What you have to do = Write out each line exactly as given. Leave the pictures out of your copy.

Information supplied =
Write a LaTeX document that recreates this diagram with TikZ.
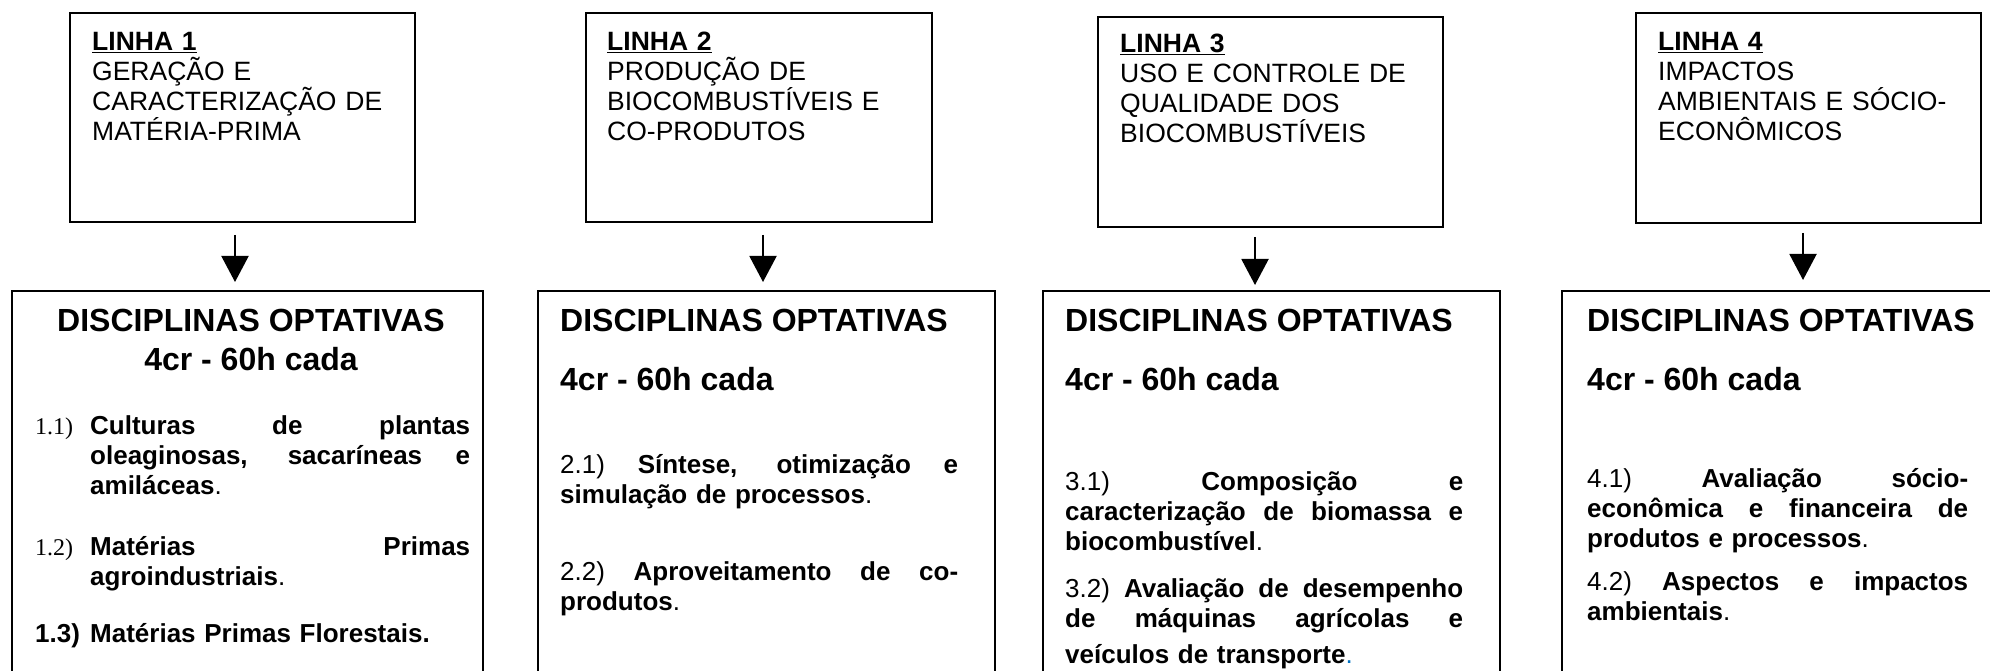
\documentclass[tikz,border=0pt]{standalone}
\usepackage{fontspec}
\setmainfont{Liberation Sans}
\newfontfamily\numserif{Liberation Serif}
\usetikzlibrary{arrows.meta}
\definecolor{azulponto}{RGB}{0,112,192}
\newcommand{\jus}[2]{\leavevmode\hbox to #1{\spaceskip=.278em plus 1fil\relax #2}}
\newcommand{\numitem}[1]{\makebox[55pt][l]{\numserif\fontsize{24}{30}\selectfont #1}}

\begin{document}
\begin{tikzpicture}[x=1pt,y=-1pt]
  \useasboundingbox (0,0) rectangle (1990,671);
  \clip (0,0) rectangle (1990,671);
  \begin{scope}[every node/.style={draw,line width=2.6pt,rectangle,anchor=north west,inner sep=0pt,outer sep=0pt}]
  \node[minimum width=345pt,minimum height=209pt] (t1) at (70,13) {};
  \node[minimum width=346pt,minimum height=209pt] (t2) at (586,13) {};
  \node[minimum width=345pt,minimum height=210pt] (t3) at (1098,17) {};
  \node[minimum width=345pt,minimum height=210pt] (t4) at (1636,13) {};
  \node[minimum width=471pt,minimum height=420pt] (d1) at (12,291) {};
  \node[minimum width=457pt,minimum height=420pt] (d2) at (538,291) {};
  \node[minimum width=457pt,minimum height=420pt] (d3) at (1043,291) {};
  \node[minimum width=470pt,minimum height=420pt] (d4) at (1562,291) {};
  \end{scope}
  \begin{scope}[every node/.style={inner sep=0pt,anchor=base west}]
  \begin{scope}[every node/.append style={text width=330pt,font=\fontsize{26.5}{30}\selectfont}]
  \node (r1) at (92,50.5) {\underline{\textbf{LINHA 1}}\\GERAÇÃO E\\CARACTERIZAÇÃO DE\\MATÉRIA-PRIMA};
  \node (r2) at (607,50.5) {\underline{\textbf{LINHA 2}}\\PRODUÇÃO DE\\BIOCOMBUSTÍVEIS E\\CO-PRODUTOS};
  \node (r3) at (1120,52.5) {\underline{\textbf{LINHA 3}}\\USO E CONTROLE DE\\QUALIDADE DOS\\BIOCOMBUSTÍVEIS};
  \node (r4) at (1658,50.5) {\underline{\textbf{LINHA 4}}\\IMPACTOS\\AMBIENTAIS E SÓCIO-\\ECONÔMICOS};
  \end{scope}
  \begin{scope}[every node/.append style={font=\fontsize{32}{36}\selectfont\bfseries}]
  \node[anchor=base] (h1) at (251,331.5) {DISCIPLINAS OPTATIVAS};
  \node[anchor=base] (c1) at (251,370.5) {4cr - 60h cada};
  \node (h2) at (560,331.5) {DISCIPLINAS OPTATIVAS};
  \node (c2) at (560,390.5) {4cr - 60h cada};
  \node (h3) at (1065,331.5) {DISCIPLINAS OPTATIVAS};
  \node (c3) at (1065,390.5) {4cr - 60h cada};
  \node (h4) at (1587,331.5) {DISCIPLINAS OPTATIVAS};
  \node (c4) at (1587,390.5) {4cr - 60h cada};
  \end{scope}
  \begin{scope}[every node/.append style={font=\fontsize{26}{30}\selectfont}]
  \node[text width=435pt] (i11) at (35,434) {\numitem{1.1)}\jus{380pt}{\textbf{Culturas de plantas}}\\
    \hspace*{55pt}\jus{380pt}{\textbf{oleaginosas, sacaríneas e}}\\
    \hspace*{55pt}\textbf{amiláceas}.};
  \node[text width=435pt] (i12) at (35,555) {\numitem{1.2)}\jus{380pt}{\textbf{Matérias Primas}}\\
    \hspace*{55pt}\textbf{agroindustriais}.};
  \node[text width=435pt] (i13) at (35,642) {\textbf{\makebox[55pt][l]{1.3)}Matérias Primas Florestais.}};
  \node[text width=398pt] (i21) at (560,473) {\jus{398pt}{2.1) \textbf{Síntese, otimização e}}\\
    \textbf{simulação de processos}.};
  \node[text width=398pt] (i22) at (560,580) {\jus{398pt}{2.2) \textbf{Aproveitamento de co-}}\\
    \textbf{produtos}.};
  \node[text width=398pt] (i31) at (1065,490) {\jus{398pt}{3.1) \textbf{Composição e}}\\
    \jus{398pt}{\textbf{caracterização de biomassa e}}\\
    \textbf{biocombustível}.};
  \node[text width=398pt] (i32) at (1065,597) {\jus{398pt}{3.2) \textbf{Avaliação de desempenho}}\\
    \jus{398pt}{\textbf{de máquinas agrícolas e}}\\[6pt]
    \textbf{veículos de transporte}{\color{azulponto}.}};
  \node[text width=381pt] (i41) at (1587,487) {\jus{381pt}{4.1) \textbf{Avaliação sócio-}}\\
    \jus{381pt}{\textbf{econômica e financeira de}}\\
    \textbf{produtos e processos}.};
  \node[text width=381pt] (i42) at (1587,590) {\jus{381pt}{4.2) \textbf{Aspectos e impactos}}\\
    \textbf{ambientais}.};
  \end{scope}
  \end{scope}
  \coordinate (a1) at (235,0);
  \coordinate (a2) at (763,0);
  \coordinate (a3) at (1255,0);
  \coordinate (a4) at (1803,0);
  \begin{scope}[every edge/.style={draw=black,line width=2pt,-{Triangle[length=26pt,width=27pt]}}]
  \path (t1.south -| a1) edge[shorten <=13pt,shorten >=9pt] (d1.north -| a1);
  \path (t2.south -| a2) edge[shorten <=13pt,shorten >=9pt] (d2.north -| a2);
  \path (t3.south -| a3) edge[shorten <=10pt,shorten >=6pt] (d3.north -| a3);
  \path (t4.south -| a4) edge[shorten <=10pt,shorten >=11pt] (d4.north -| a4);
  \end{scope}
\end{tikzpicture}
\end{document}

Answer to this problem =
Write a LaTeX document that recreates this diagram with TikZ.
\documentclass[tikz,border=0pt]{standalone}
\usepackage{fontspec}
\setmainfont{Liberation Sans}
\newfontfamily\numserif{Liberation Serif}
\usetikzlibrary{arrows.meta}
\definecolor{azulponto}{RGB}{0,112,192}
\newcommand{\jus}[2]{\leavevmode\hbox to #1{\spaceskip=.278em plus 1fil\relax #2}}
\newcommand{\numitem}[1]{\makebox[55pt][l]{\numserif\fontsize{24}{30}\selectfont #1}}

\begin{document}
\begin{tikzpicture}[x=1pt,y=-1pt]
  \useasboundingbox (0,0) rectangle (1990,671);
  \clip (0,0) rectangle (1990,671);
  \begin{scope}[every node/.style={draw,line width=2.6pt,rectangle,anchor=north west,inner sep=0pt,outer sep=0pt}]
  \node[minimum width=345pt,minimum height=209pt] (t1) at (70,13) {};
  \node[minimum width=346pt,minimum height=209pt] (t2) at (586,13) {};
  \node[minimum width=345pt,minimum height=210pt] (t3) at (1098,17) {};
  \node[minimum width=345pt,minimum height=210pt] (t4) at (1636,13) {};
  \node[minimum width=471pt,minimum height=420pt] (d1) at (12,291) {};
  \node[minimum width=457pt,minimum height=420pt] (d2) at (538,291) {};
  \node[minimum width=457pt,minimum height=420pt] (d3) at (1043,291) {};
  \node[minimum width=470pt,minimum height=420pt] (d4) at (1562,291) {};
  \end{scope}
  \begin{scope}[every node/.style={inner sep=0pt,anchor=base west}]
  \begin{scope}[every node/.append style={text width=330pt,font=\fontsize{26.5}{30}\selectfont}]
  \node (r1) at (92,50.5) {\underline{\textbf{LINHA 1}}\\GERAÇÃO E\\CARACTERIZAÇÃO DE\\MATÉRIA-PRIMA};
  \node (r2) at (607,50.5) {\underline{\textbf{LINHA 2}}\\PRODUÇÃO DE\\BIOCOMBUSTÍVEIS E\\CO-PRODUTOS};
  \node (r3) at (1120,52.5) {\underline{\textbf{LINHA 3}}\\USO E CONTROLE DE\\QUALIDADE DOS\\BIOCOMBUSTÍVEIS};
  \node (r4) at (1658,50.5) {\underline{\textbf{LINHA 4}}\\IMPACTOS\\AMBIENTAIS E SÓCIO-\\ECONÔMICOS};
  \end{scope}
  \begin{scope}[every node/.append style={font=\fontsize{32}{36}\selectfont\bfseries}]
  \node[anchor=base] (h1) at (251,331.5) {DISCIPLINAS OPTATIVAS};
  \node[anchor=base] (c1) at (251,370.5) {4cr - 60h cada};
  \node (h2) at (560,331.5) {DISCIPLINAS OPTATIVAS};
  \node (c2) at (560,390.5) {4cr - 60h cada};
  \node (h3) at (1065,331.5) {DISCIPLINAS OPTATIVAS};
  \node (c3) at (1065,390.5) {4cr - 60h cada};
  \node (h4) at (1587,331.5) {DISCIPLINAS OPTATIVAS};
  \node (c4) at (1587,390.5) {4cr - 60h cada};
  \end{scope}
  \begin{scope}[every node/.append style={font=\fontsize{26}{30}\selectfont}]
  \node[text width=435pt] (i11) at (35,434) {\numitem{1.1)}\jus{380pt}{\textbf{Culturas de plantas}}\\
    \hspace*{55pt}\jus{380pt}{\textbf{oleaginosas, sacaríneas e}}\\
    \hspace*{55pt}\textbf{amiláceas}.};
  \node[text width=435pt] (i12) at (35,555) {\numitem{1.2)}\jus{380pt}{\textbf{Matérias Primas}}\\
    \hspace*{55pt}\textbf{agroindustriais}.};
  \node[text width=435pt] (i13) at (35,642) {\textbf{\makebox[55pt][l]{1.3)}Matérias Primas Florestais.}};
  \node[text width=398pt] (i21) at (560,473) {\jus{398pt}{2.1) \textbf{Síntese, otimização e}}\\
    \textbf{simulação de processos}.};
  \node[text width=398pt] (i22) at (560,580) {\jus{398pt}{2.2) \textbf{Aproveitamento de co-}}\\
    \textbf{produtos}.};
  \node[text width=398pt] (i31) at (1065,490) {\jus{398pt}{3.1) \textbf{Composição e}}\\
    \jus{398pt}{\textbf{caracterização de biomassa e}}\\
    \textbf{biocombustível}.};
  \node[text width=398pt] (i32) at (1065,597) {\jus{398pt}{3.2) \textbf{Avaliação de desempenho}}\\
    \jus{398pt}{\textbf{de máquinas agrícolas e}}\\[6pt]
    \textbf{veículos de transporte}{\color{azulponto}.}};
  \node[text width=381pt] (i41) at (1587,487) {\jus{381pt}{4.1) \textbf{Avaliação sócio-}}\\
    \jus{381pt}{\textbf{econômica e financeira de}}\\
    \textbf{produtos e processos}.};
  \node[text width=381pt] (i42) at (1587,590) {\jus{381pt}{4.2) \textbf{Aspectos e impactos}}\\
    \textbf{ambientais}.};
  \end{scope}
  \end{scope}
  \coordinate (a1) at (235,0);
  \coordinate (a2) at (763,0);
  \coordinate (a3) at (1255,0);
  \coordinate (a4) at (1803,0);
  \begin{scope}[every edge/.style={draw=black,line width=2pt,-{Triangle[length=26pt,width=27pt]}}]
  \path (t1.south -| a1) edge[shorten <=13pt,shorten >=9pt] (d1.north -| a1);
  \path (t2.south -| a2) edge[shorten <=13pt,shorten >=9pt] (d2.north -| a2);
  \path (t3.south -| a3) edge[shorten <=10pt,shorten >=6pt] (d3.north -| a3);
  \path (t4.south -| a4) edge[shorten <=10pt,shorten >=11pt] (d4.north -| a4);
  \end{scope}
\end{tikzpicture}
\end{document}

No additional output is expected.